** Start EXTRACTED MATERIAL **

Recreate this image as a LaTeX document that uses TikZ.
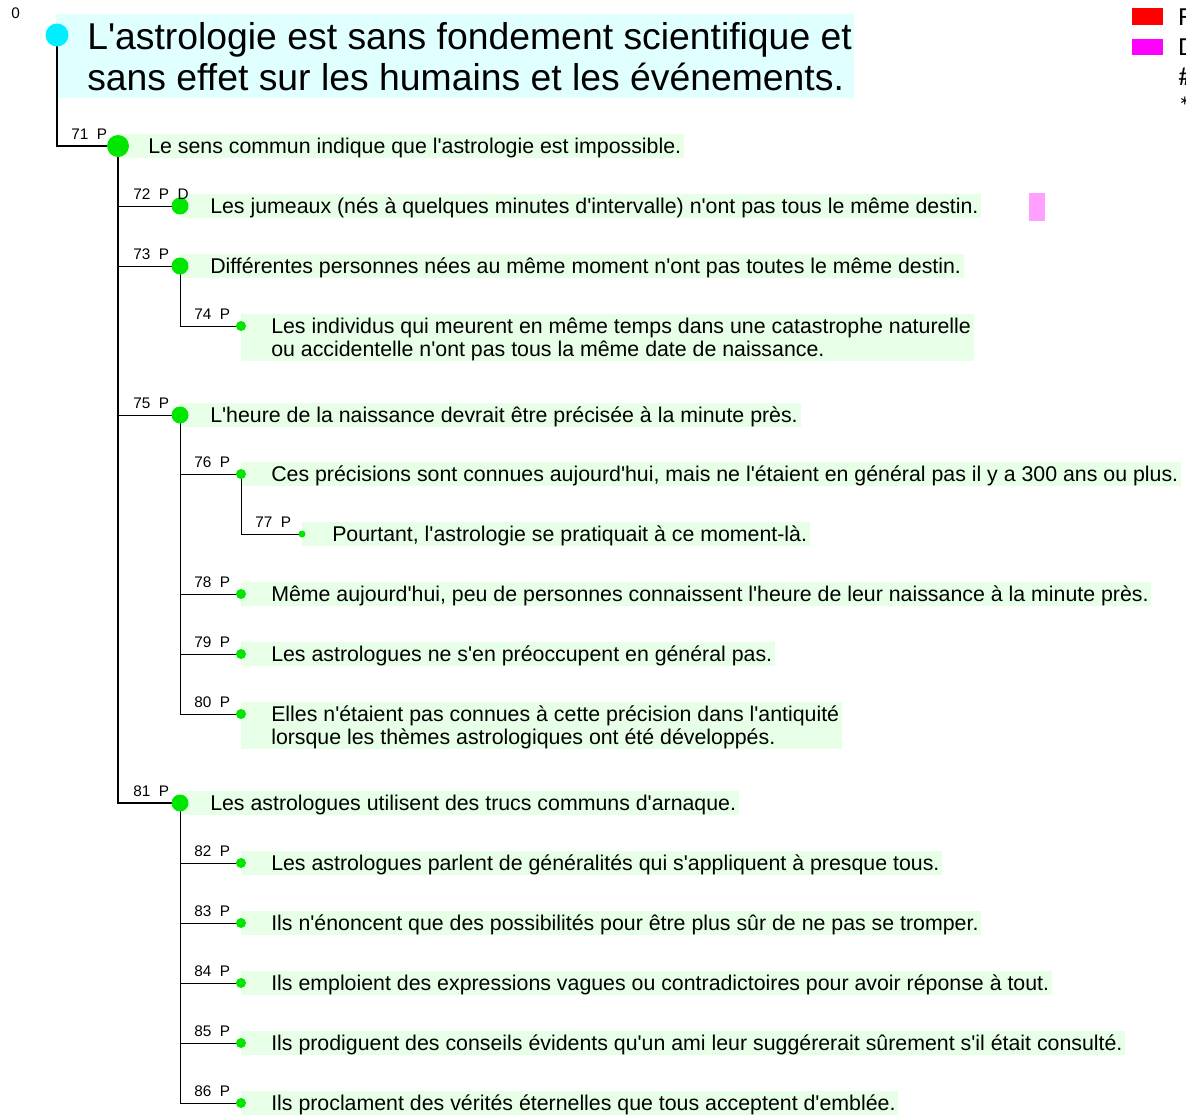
\documentclass[tikz,border=0pt]{standalone}
\usepackage{fontspec}
\setmainfont{Liberation Sans}[Ligatures=TeXOff]
\newfontfamily\legfont{Carlito}
\usetikzlibrary{calc}
\definecolor{boxgreen}{RGB}{230,255,230}
\definecolor{boxcyan}{RGB}{224,255,255}
\definecolor{dotgreen}{RGB}{0,230,0}
\definecolor{dotcyan}{RGB}{0,238,255}
\definecolor{pinkmark}{RGB}{255,160,255}
\definecolor{legred}{RGB}{255,0,0}
\definecolor{legmag}{RGB}{255,0,255}
\pgfdeclarelayer{boxes}
\pgfdeclarelayer{lines}
\pgfsetlayers{boxes,lines,main}
\tikzset{
  txt/.style={font=\fontsize{16}{17.25}\selectfont, inner sep=0pt, anchor=base west, align=left},
  roottxt/.style={font=\fontsize{28}{30.75}\selectfont, inner sep=0pt, anchor=base west, align=left},
  lab/.style={font=\fontsize{11.5}{13}\selectfont, inner sep=0pt, anchor=base west},
  legtxt/.style={font=\legfont\fontsize{19.5}{22}\selectfont, inner sep=0pt, anchor=base west},
  dotroot/.style={circle, fill=dotcyan, inner sep=0pt, minimum size=17.25pt},
  dotA/.style={circle, fill=dotgreen, inner sep=0pt, minimum size=16.5pt},
  dotB/.style={circle, fill=dotgreen, inner sep=0pt, minimum size=12.75pt},
  dotC/.style={circle, fill=dotgreen, inner sep=0pt, minimum size=7.5pt},
  dotD/.style={circle, fill=dotgreen, inner sep=0pt, minimum size=5.25pt},
  ln/.style={line width=0.75pt, black},
  rootln/.style={line width=1.1pt, black},
  thickln/.style={line width=1.5pt, black},
}
% #1 name, #2 x, #3 y, #4 dot style, #5 label, #6 text, #7 extra lines height
\newcommand{\itm}[7]{%
  \node[#4] (c#1) at (#2,#3) {};
  \node[txt] (t#1) at (#2+30,#3+7+#7) {#6};
  \node[lab] (l#1) at (#2-47,#3-7) {#5};
  \begin{pgfonlayer}{boxes}
    \fill[boxgreen] (#2,#3-12) rectangle ($(t#1.east |- c#1)+(2.5,12+#7)$);
  \end{pgfonlayer}%
}
\begin{document}
\begin{tikzpicture}[x=0.75pt,y=-0.75pt]
\useasboundingbox (0,0) rectangle (1186,1115);
% root
\node[lab] (l0) at (11,18) {0};
\node[dotroot] (c0) at (57,35) {};
\node[roottxt] (t0) at (87,90) {L'astrologie est sans fondement scientifique et\\sans effet sur les humains et les événements.};
\begin{pgfonlayer}{boxes}
  \fill[boxcyan] (56,14) rectangle ($(t0.east |- c0)+(2,63)$);
\end{pgfonlayer}
% items
\itm{71}{118}{146}{dotA}{71\ \ P}{Le sens commun indique que l'astrologie est impossible.}{0}
\itm{72}{180}{206}{dotB}{72\ \ P\ \ D}{Les jumeaux (nés à quelques minutes d'intervalle) n'ont pas tous le même destin.}{0}
\itm{73}{180}{266}{dotB}{73\ \ P}{Différentes personnes nées au même moment n'ont pas toutes le même destin.}{0}
\itm{74}{241}{326}{dotC}{74\ \ P}{Les individus qui meurent en même temps dans une catastrophe naturelle\\ou accidentelle n'ont pas tous la même date de naissance.}{23}
\itm{75}{180}{415}{dotB}{75\ \ P}{L'heure de la naissance devrait être précisée à la minute près.}{0}
\itm{76}{241}{474}{dotC}{76\ \ P}{Ces précisions sont connues aujourd'hui, mais ne l'étaient en général pas il y a 300 ans ou plus.}{0}
\itm{77}{302}{534}{dotD}{77\ \ P}{Pourtant, l'astrologie se pratiquait à ce moment-là.}{0}
\itm{78}{241}{594}{dotC}{78\ \ P}{Même aujourd'hui, peu de personnes connaissent l'heure de leur naissance à la minute près.}{0}
\itm{79}{241}{654}{dotC}{79\ \ P}{Les astrologues ne s'en préoccupent en général pas.}{0}
\itm{80}{241}{714}{dotC}{80\ \ P}{Elles n'étaient pas connues à cette précision dans l'antiquité\\lorsque les thèmes astrologiques ont été développés.}{23}
\itm{81}{180}{803}{dotB}{81\ \ P}{Les astrologues utilisent des trucs communs d'arnaque.}{0}
\itm{82}{241}{863}{dotC}{82\ \ P}{Les astrologues parlent de généralités qui s'appliquent à presque tous.}{0}
\itm{83}{241}{923}{dotC}{83\ \ P}{Ils n'énoncent que des possibilités pour être plus sûr de ne pas se tromper.}{0}
\itm{84}{241}{983}{dotC}{84\ \ P}{Ils emploient des expressions vagues ou contradictoires pour avoir réponse à tout.}{0}
\itm{85}{241}{1043}{dotC}{85\ \ P}{Ils prodiguent des conseils évidents qu'un ami leur suggérerait sûrement s'il était consulté.}{0}
\itm{86}{241}{1103}{dotC}{86\ \ P}{Ils proclament des vérités éternelles que tous acceptent d'emblée.}{0}
% connectors
\begin{pgfonlayer}{lines}
  \draw[rootln] (c0.center) |- (c71.center);
  \draw[thickln] (c71.center) |- (c81.center);
  \draw[ln] (c71.center |- c72.center) -- (c72.center);
  \draw[ln] (c71.center |- c73.center) -- (c73.center);
  \draw[ln] (c71.center |- c75.center) -- (c75.center);
  \draw[ln] (c73.center) |- (c74.center);
  \draw[ln] (c75.center) |- (c80.center);
  \draw[ln] (c75.center |- c76.center) -- (c76.center);
  \draw[ln] (c75.center |- c78.center) -- (c78.center);
  \draw[ln] (c75.center |- c79.center) -- (c79.center);
  \draw[ln] (c76.center) |- (c77.center);
  \draw[ln] (c81.center) |- (c86.center);
  \draw[ln] (c81.center |- c82.center) -- (c82.center);
  \draw[ln] (c81.center |- c83.center) -- (c83.center);
  \draw[ln] (c81.center |- c84.center) -- (c84.center);
  \draw[ln] (c81.center |- c85.center) -- (c85.center);
\end{pgfonlayer}
% marker
\fill[pinkmark] (1029,193) rectangle (1045,221);
% legend
\fill[legred] (1132,8) rectangle (1163,25);
\fill[legmag] (1132,39) rectangle (1163,55);
\node[legtxt] (lgF) at (1178,25) {F};
\node[legtxt] (lgD) at (1178,55) {D};
\node[legtxt] (lgH) at (1178,85) {\#};
\node[legtxt] (lgS) at (1178,115) {*};
\end{tikzpicture}
\end{document}
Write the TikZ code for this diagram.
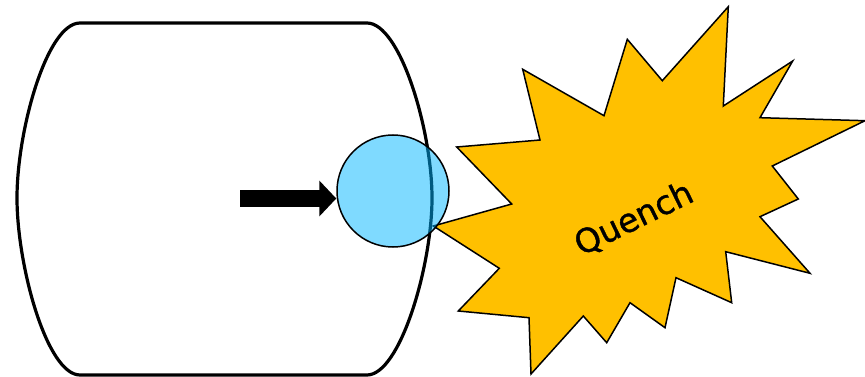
\documentclass[tikz,border=0pt]{standalone}
\usepackage{fontspec}
\newfontfamily\quenchfont[FakeBold=1.2]{DejaVu Sans}
\definecolor{burstyellow}{RGB}{255,192,0}
\definecolor{dropblue}{RGB}{0,181,255}

\begin{document}
\begin{tikzpicture}[x=1pt, y=-1pt,
  vessel/.style={line width=3.2pt, line join=round},
  drop/.style={draw, circle, line width=1.5pt, fill=dropblue,
               fill opacity=0.5, minimum size=112pt, inner sep=0pt},
  burst/.style={draw, fill=burstyellow, line width=1.5pt, line join=miter},
  shaft/.style={line width=17.7pt},
  word/.style={font=\quenchfont\fontsize{33}{40}\selectfont, rotate=26}
]
\useasboundingbox (0,0) rectangle (865,377);
% vessel
\draw[vessel] (80,23) -- (367,23)
  .. controls (400,23) and (432,130) .. (432,198)
  .. controls (432,266) and (400,375) .. (367,375)
  -- (80,375)
  .. controls (47,375) and (17,266) .. (17,198)
  .. controls (17,130) and (47,23) .. (80,23) -- cycle;
% quench burst
\draw[burst] (728.3,6.7) -- (723.3,106) -- (792.7,61) -- (760,117.7)
  -- (865,120.7) -- (772.3,166) -- (798.3,199) -- (760,216.7)
  -- (810,273.3) -- (725.7,251.7) -- (731.7,302.7) -- (676,277.7)
  -- (665,327.7) -- (630,302.7) -- (606.7,342.7) -- (583.3,316)
  -- (531,374) -- (529,317.7) -- (458.3,311) -- (499.3,268.3)
  -- (433.3,226) -- (511.7,204) -- (456.7,147) -- (540,140)
  -- (522.7,69.3) -- (604,115.7) -- (627.3,39.3) -- (662.3,80.7) -- cycle;
\node[word] (qtxt) at (634,219) {Quench};
% droplet and push
\node[drop] (bub) at (393,191) {};
\coordinate (tail) at (240,198.5);
\coordinate (tip) at (tail -| bub.west);
\draw[shaft] (tail) -- ([xshift=-16pt]tip);
\fill ([xshift=-17pt,yshift=18pt]tip) -- (tip) -- ([xshift=-17pt,yshift=-18pt]tip) -- cycle;
\end{tikzpicture}
\end{document}
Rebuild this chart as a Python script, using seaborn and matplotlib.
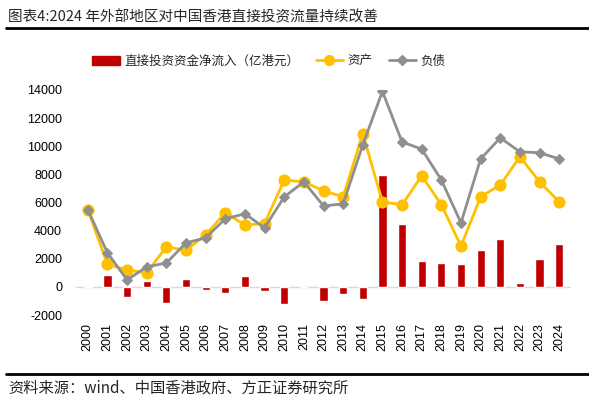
import numpy as np
import pandas as pd
import matplotlib
matplotlib.use("Agg")
import matplotlib.pyplot as plt
import seaborn as sns
from matplotlib.lines import Line2D
from matplotlib.patches import Patch

# ============================================
# DATA
# ============================================

years = [str(y) for y in range(2000, 2025)]

# net direct investment inflow (100m HKD)
net_inflow = [50, 850, -750, 450, -1150, 550, -230, -450, 780, -300,
              -1200, 0, -1000, -480, -870, 7950, 4500, 1850, 1730, 1610,
              2630, 3390, 300, 2000, 3040]

assets = [5500, 1600, 1200, 1000, 2850, 2600, 3700, 5270, 4400, 4500,
          7600, 7470, 6830, 6400, 10900, 6050, 5840, 7900, 5840, 2900,
          6400, 7260, 9250, 7470, 6050]

liabilities = [5500, 2420, 500, 1420, 1700, 3130, 3490, 4840, 5200, 4200,
               6400, 7470, 5760, 5900, 10100, 13900, 10300, 9800, 7600, 4550,
               9100, 10600, 9600, 9540, 9100]

yticks = list(range(-2000, 14001, 2000))

title = "图表4:2024 年外部地区对中国香港直接投资流量持续改善"
source = "资料来源：wind、中国香港政府、方正证券研究所"
bar_label = "直接投资资金净流入（亿港元）"
asset_label = "资产"
liab_label = "负债"

red = "#C00000"
yellow = "#FFC000"
gray = "#8F8F8F"

df = pd.DataFrame({
    "year": years,
    "pos": np.arange(len(years)),
    "net": net_inflow,
    "assets": assets,
    "liabilities": liabilities,
})

# ============================================
# PLOT
# ============================================

sns.set_style("white")
plt.rcParams["font.family"] = ["Liberation Sans", "Noto Sans CJK SC", "DejaVu Sans"]

fig = plt.figure(figsize=(5.89, 4.01), dpi=100)
ax = fig.add_axes([76 / 589, 86 / 401, (571 - 76) / 589, (315 - 90) / 401])

sns.barplot(data=df, x="year", y="net", color=red, width=0.42,
            saturation=1, ax=ax, zorder=2)

sns.lineplot(data=df, x="pos", y="assets", color=yellow, linewidth=2,
             marker="o", markersize=8, markeredgecolor=yellow, ax=ax, zorder=3)
sns.lineplot(data=df, x="pos", y="liabilities", color=gray, linewidth=2,
             marker="D", markersize=5.5, markeredgecolor=gray, ax=ax, zorder=4)

ax.axhline(0, color="#D9D9D9", linewidth=1, zorder=1)

ax.set_xlim(-0.6, len(years) - 0.4)
ax.set_ylim(-2000, 14000)
ax.set_yticks(yticks)
ax.set_yticklabels([str(v) for v in yticks], fontsize=9)
ax.set_xticks(np.arange(len(years)))
ax.set_xticklabels(years, rotation=90, fontsize=9)
ax.tick_params(axis="y", length=0, pad=10, colors="black")
ax.tick_params(axis="x", length=0, pad=6, colors="black")
ax.set_xlabel("")
ax.set_ylabel("")
for s in ax.spines.values():
    s.set_visible(False)

# legend
handles = [
    Patch(facecolor=red, edgecolor=red),
    Line2D([], [], color=yellow, linewidth=2, marker="o", markersize=7),
    Line2D([], [], color=gray, linewidth=2, marker="D", markersize=5),
]
fig.legend(handles, [bar_label, asset_label, liab_label],
           loc="center", bbox_to_anchor=(269 / 589, 1 - 61 / 401),
           ncol=3, frameon=False, handlelength=2.2,
           columnspacing=1.3, handletextpad=0.35,
           prop={"family": ["Noto Sans CJK SC", "DejaVu Sans"], "size": 9})

# title, source and rules
fig.text(8 / 589, 1 - 17 / 401, title, fontsize=10.5, va="center", ha="left",
         family=["Noto Sans CJK SC", "DejaVu Sans"])
fig.add_artist(Line2D([6 / 589, 1.0], [1 - 28 / 401, 1 - 28 / 401],
                      color="black", linewidth=2))
fig.add_artist(Line2D([6 / 589, 1.0], [1 - 374 / 401, 1 - 374 / 401],
                      color="black", linewidth=2))
fig.text(8 / 589, 1 - 388 / 401, source, fontsize=11, va="center", ha="left",
         style="italic", family=["Noto Sans CJK SC", "DejaVu Sans"])

fig.savefig("out.png", dpi=100)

** End EXTRACTED MATERIAL **

Transcribe the lines between the one holding "Rebuild this chart" and the one holding "yticks = list(range(-2000, 14001, 2000))", inclusive, and leave out any pictures.

— SOLUTION TO THE EXERCISE —
Rebuild this chart as a Python script, using seaborn and matplotlib.
import numpy as np
import pandas as pd
import matplotlib
matplotlib.use("Agg")
import matplotlib.pyplot as plt
import seaborn as sns
from matplotlib.lines import Line2D
from matplotlib.patches import Patch

# ============================================
# DATA
# ============================================

years = [str(y) for y in range(2000, 2025)]

# net direct investment inflow (100m HKD)
net_inflow = [50, 850, -750, 450, -1150, 550, -230, -450, 780, -300,
              -1200, 0, -1000, -480, -870, 7950, 4500, 1850, 1730, 1610,
              2630, 3390, 300, 2000, 3040]

assets = [5500, 1600, 1200, 1000, 2850, 2600, 3700, 5270, 4400, 4500,
          7600, 7470, 6830, 6400, 10900, 6050, 5840, 7900, 5840, 2900,
          6400, 7260, 9250, 7470, 6050]

liabilities = [5500, 2420, 500, 1420, 1700, 3130, 3490, 4840, 5200, 4200,
               6400, 7470, 5760, 5900, 10100, 13900, 10300, 9800, 7600, 4550,
               9100, 10600, 9600, 9540, 9100]

yticks = list(range(-2000, 14001, 2000))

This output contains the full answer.